This panel encourages dialogue between social scientists studying the making of scientific knowledge of climate and provides a platform where both social and natural scientists converse about the potential of anthropology for interdisciplinary collaboration and debate about climate change.
Abstract:
Small islands are very vulnerable to adverse effects of climate change, which consequences impact marine and terrestrial biodiversity, human health, habitat and activities. Despite evidences of impacts in situ, epistemological tensions between scientists and local populations often slow down mitigation and adaptation processes.
Following an symmetrical anthropology approach drawing from Michel Callon (1986) the co-authors (a biologist and a human geographer) have observed that the necessity to improve adaptation and resilience of local socio-ecological systems is a shared concern among scientists and local population, who both care deeply about local biodiversity, environmental and cultural heritage, albeit not in the same way.
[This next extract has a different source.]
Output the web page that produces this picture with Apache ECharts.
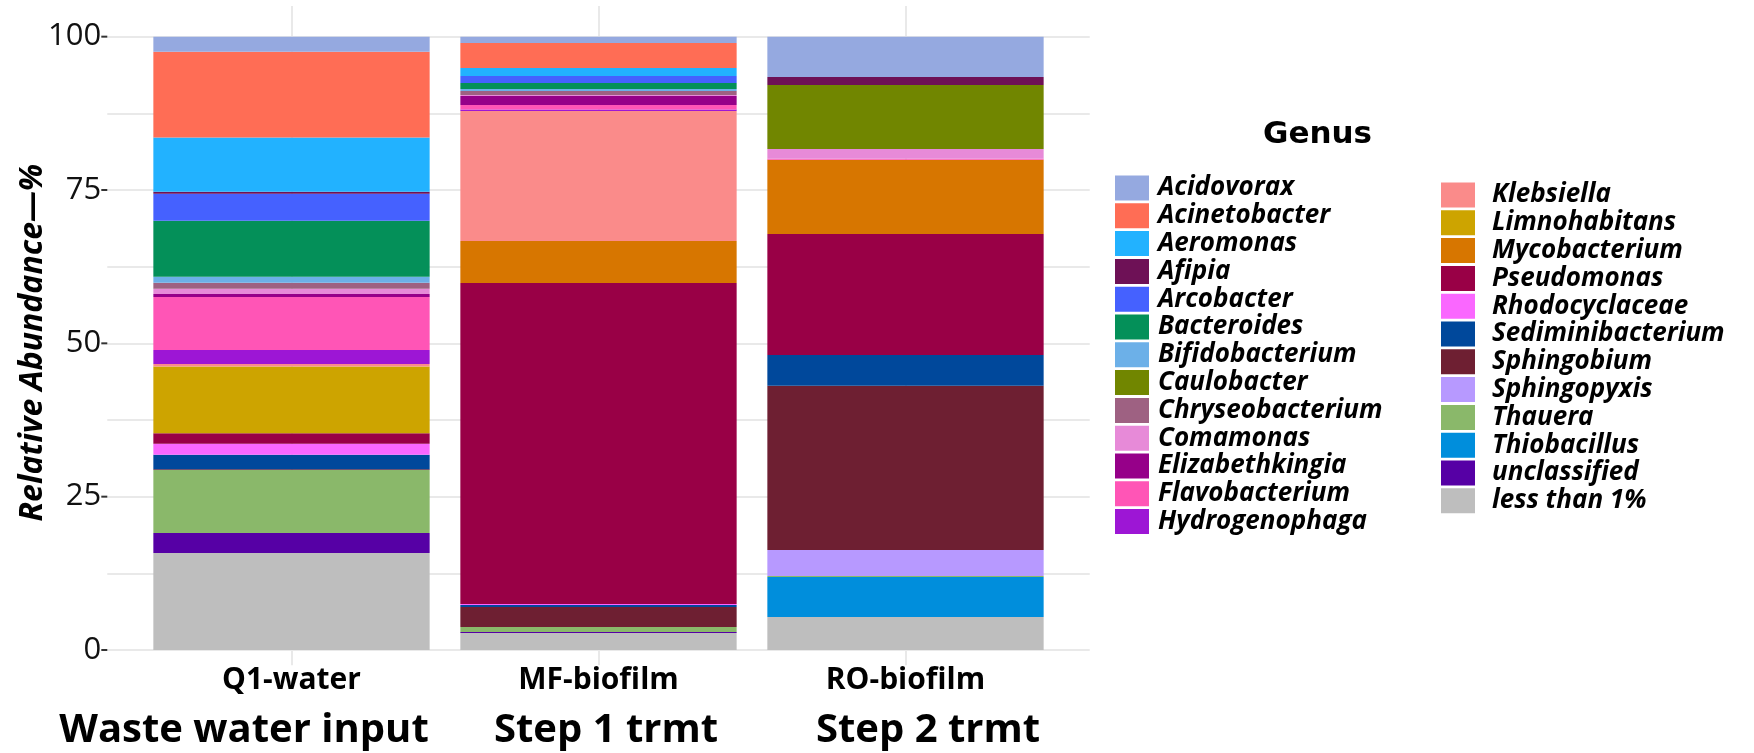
<!DOCTYPE html>
<html><head><meta charset="utf-8">
<script src="https://cdn.jsdelivr.net/npm/echarts@6/dist/echarts.min.js"></script>
<style>html,body{margin:0;padding:0;background:#fff}#c{width:1754px;height:753px}</style>
</head><body><div id="c"></div>
<script>
// ---- data ----
const genera = ['Acidovorax','Acinetobacter','Aeromonas','Afipia','Arcobacter','Bacteroides','Bifidobacterium','Caulobacter','Chryseobacterium','Comamonas','Elizabethkingia','Flavobacterium','Hydrogenophaga','Klebsiella','Limnohabitans','Mycobacterium','Pseudomonas','Rhodocyclaceae','Sediminibacterium','Sphingobium','Sphingopyxis','Thauera','Thiobacillus','unclassified','less than 1%'];
const genusColors = ['#95A9E0','#FF6D55','#22B2FF','#6E1156','#4561FF','#049059','#6CB0E8','#718600','#9E6182','#E78AD8','#960089','#FF55B6','#9D16D5','#FA8B8A','#CDA400','#D77600','#990046','#FA67FF','#00489B','#6E1F32','#B799FF','#8AB86A','#008EDC','#5600A5','#BEBEBE'];
const categories = ['Q1-water','MF-biofilm','RO-biofilm'];
const stageLabels = ['Waste water input','Step 1 trmt','Step 2 trmt'];
const q1Water   = [2.5, 14.0, 8.86, 0.33, 4.40, 9.13, 0.98, 0, 0.98, 0.82, 0.49, 8.64, 2.28, 0.43, 10.87, 0, 1.74, 1.79, 2.34, 0.13, 0, 10.27, 0, 3.26, 15.82];
const mfBiofilm = [1.03, 4.08, 1.30, 0, 1.14, 0.98, 0.33, 0, 0.65, 0.16, 1.47, 0.76, 0.22, 21.2, 0, 6.85, 52.34, 0.16, 0.33, 3.26, 0, 0.82, 0, 0.16, 2.77];
const roBiofilm = [6.58, 0, 0, 1.30, 0, 0, 0, 10.44, 0, 1.58, 0, 0.16, 0, 0, 0, 12.12, 19.73, 0, 5.0, 26.8, 4.24, 0.16, 6.52, 0, 5.38];
const yTickLabels = [0, 25, 50, 75, 100];

// ---- chart ----
const sampleValues = [q1Water, mfBiofilm, roBiofilm];
const FONT = '"Open Sans", Lato, sans-serif';
const T = 'rgba(0,0,0,0)', G = '#e9e9e9';
const isTick = v => yTickLabels.some(t => Math.abs(t - v) < 1e-6);

// stacked bars: first genus ends up on top (added last)
const series = genera.map((g, i) => ({
  name: g, type: 'bar', stack: 'total', barWidth: '90%',
  xAxisIndex: 1, yAxisIndex: 2,
  itemStyle: { color: genusColors[i] },
  data: categories.map((c, k) => sampleValues[k][i])
})).reverse();

const legendText = { fontFamily: FONT, fontStyle: 'italic', fontWeight: 'bold', fontSize: 26, lineHeight: 25, color: '#000' };

const chart = echarts.init(document.getElementById('c'), null, { renderer: 'canvas' });
chart.setOption({
  animation: false,
  backgroundColor: '#fff',
  grid: [
    // plotting panel (with ggplot-like expansion)
    { left: 107.3, right: 664.3, top: 6, bottom: 87.67, containLabel: false, outerBoundsMode: 'none' },
    // data region: 3 category bands, 0..100
    { left: 138.0, right: 695.0, top: 36.67, bottom: 103, containLabel: false, outerBoundsMode: 'none' }
  ],
  xAxis: [{
    gridIndex: 0, type: 'value', min: 0.4, max: 3.6, interval: 0.2,
    axisLine: { show: false }, axisTick: { show: false },
    splitLine: { show: true, lineStyle: { color: [T, T, T, G, T], width: 2 } },
    axisLabel: {
      margin: 0, fontFamily: FONT, fontWeight: 'bold', fontSize: 30, lineHeight: 30, color: '#000',
      formatter: v => { const k = Math.round(v); return (Math.abs(v - k) < 1e-6 && k >= 1 && k <= categories.length) ? categories[k - 1] : ''; }
    }
  }, {
    gridIndex: 1, type: 'category', data: categories, show: false
  }],
  yAxis: [{
    gridIndex: 0, type: 'value', min: -2.5, max: 105, interval: 2.5, position: 'left',
    name: 'Relative Abundance—%', nameLocation: 'middle', nameRotate: 90, nameGap: 58, nameMoveOverlap: false,
    nameTextStyle: { fontFamily: FONT, fontStyle: 'italic', fontWeight: 'bold', fontSize: 32, color: '#000', padding: [0, 14, 0, 0] },
    axisLine: { show: false }, axisTick: { show: false },
    splitLine: { show: true, lineStyle: { color: [T, G, T, T, T], width: 2 } },
    axisLabel: { margin: 6, fontFamily: FONT, fontSize: 31, color: '#111', padding: [0, 0, 8, 0],
      formatter: v => isTick(v) ? String(Math.round(v)) : '' }
  }, {
    gridIndex: 0, type: 'value', min: -2.5, max: 105, interval: 2.5, position: 'left',
    axisLine: { show: false }, axisTick: { show: false }, splitLine: { show: false },
    axisLabel: { margin: 0, formatter: v => isTick(v) ? '{t| }' : '',
      rich: { t: { width: 6, height: 2, backgroundColor: '#333', fontSize: 2, lineHeight: 2 } } }
  }, {
    gridIndex: 1, type: 'value', min: 0, max: 100, show: false
  }],
  title: { text: 'Genus', left: 1258, top: 114,
    textStyle: { fontFamily: '"DejaVu Sans", sans-serif', fontWeight: 'bold', fontSize: 31, color: '#000' } },
  legend: [{
    data: genera.slice(0, 13), orient: 'vertical', left: 1110, top: 170,
    icon: 'rect', itemWidth: 34, itemHeight: 25, itemGap: 1.8, selectedMode: false,
    textStyle: Object.assign({ padding: [0, 0, 0, 4] }, legendText)
  }, {
    data: genera.slice(13), orient: 'vertical', left: 1436, top: 177,
    icon: 'rect', itemWidth: 34, itemHeight: 25, itemGap: 1.8, selectedMode: false,
    textStyle: Object.assign({ padding: [0, 0, 0, 12] }, legendText)
  }],
  graphic: stageLabels.map((s, k) => ({
    type: 'text', x: [244, 606, 928][k], y: 731,
    style: { text: s, align: 'center', verticalAlign: 'middle', textAlign: 'center', textVerticalAlign: 'middle',
      font: 'bold 40px "Open Sans", Lato, sans-serif', fill: '#000' }
  })),
  series: series
});
</script></body></html>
In an heuristic fashion, this paper wants to reflect on the potential of data science methods in environment modelisation as a new "place" both for preservation (of local and scientific knowledge), negotiation (of the different form of knowledge) and decision making (in a disaster mitigation perspective). The paper will focus on the ongoing development of two modelisation efforts conducted on and about the Polynesian Island of Moorea: 1. a proof of concept, coordinated through the new Moorea Ecostation Center for Advanced Studies to build a virtual representation of Moorea - the Moorea Island Digital Ecosystem Avatar. 2. The Ethnocode project which seeks to preserve biological and linguistic diversity by strengthening local capacities to transmit traditional knowledge in a common pedagogic framework.
Building on the concepts of epistemic cultures (Knorr Cetina, 2009) and attachment (Latour, 1999; Hache, 2011), we will discuss the opportunities, tensions and questions that arose from these projects.
Speaker(s)
Charlotte Cabasse
Charlotte Cabasse-Mazel is now the Executive Director of the Digital Humanities Center, jointly launched by the University of Lausanne (UniL) and the Polytechnical School of Lausanne (EPFL).
Charlotte Cabasse-Mazel holds a PhD in Geography and Science and Technologies Studies from the University of Paris-Est, where she studied at the Laboratoire Techniques, Territoires et Sociétés (LATTS), at Ecole Nationale des Ponts et Chaussées. She is interested in the ways in which practices and methodologies of data science transform production of knowledge and interdisciplinary collaboration, as well as scientific personae and trajectories within the academic institution.
Her PhD research focused on the creation of hybrid communities and the transformation of subjects (both resident/expert) and space, facing risk of natural disasters in the Bay Area of San Francisco. Previously researcher at EPFL, Switzerland, she worked on research projects questioning the definition of “science”, “society”, “future” and “risk”. She also participated to join research-action project with UN Agencies (ISRD, WHO) in Madagascar.
Before going back to graduate school, she was a civil servant in French Embassy in South Africa and an NGO project coordinator for Aide Médicale Internationale (AMI) in Afghanistan and Indonesia. She also worked as a web and freelance journalist, having collaborated with French local and national newspapers.
She received her MA in Cultural Geography from Université de Reims, France; and MA and BA in Information and Communications Sciences from Université de la Sorbonne, Paris, France.
Neil Davies
Neil Davies is Executive Director of UC Berkeley’s Gump South Pacific Research Station in Moorea, French Polynesia - the only coral reef site (MCR-LTER) in NSF’s Long Term Ecological Research network. Davies received his Ph.D. in evolutionary genetics from University College London and has conducted fieldwork across the Caribbean, Latin America, and Pacific Islands. He is an Associate Researcher at the Biodiversity Institute of Oxford University, and a member of the Group on Earth Observations Biodiversity Observation Network (GEOBON - Genetics Working Group). He serves on the boards of the Genomic Standards Consortium, the National Association of Marine Labs and the Tetiaroa Society.
His research at BIDS focuses on sustainability science and how biodiversity genomics can contribute to a computational model of place - including the ‘datafication’ of whole social-ecological systems from genomes to society. To that end, he is lead PI of the Moorea Biocode Project, chair of the Genomic Observatories Network, and co-founder of the Island Digital Ecosystem Avatars (IDEA) Consortium.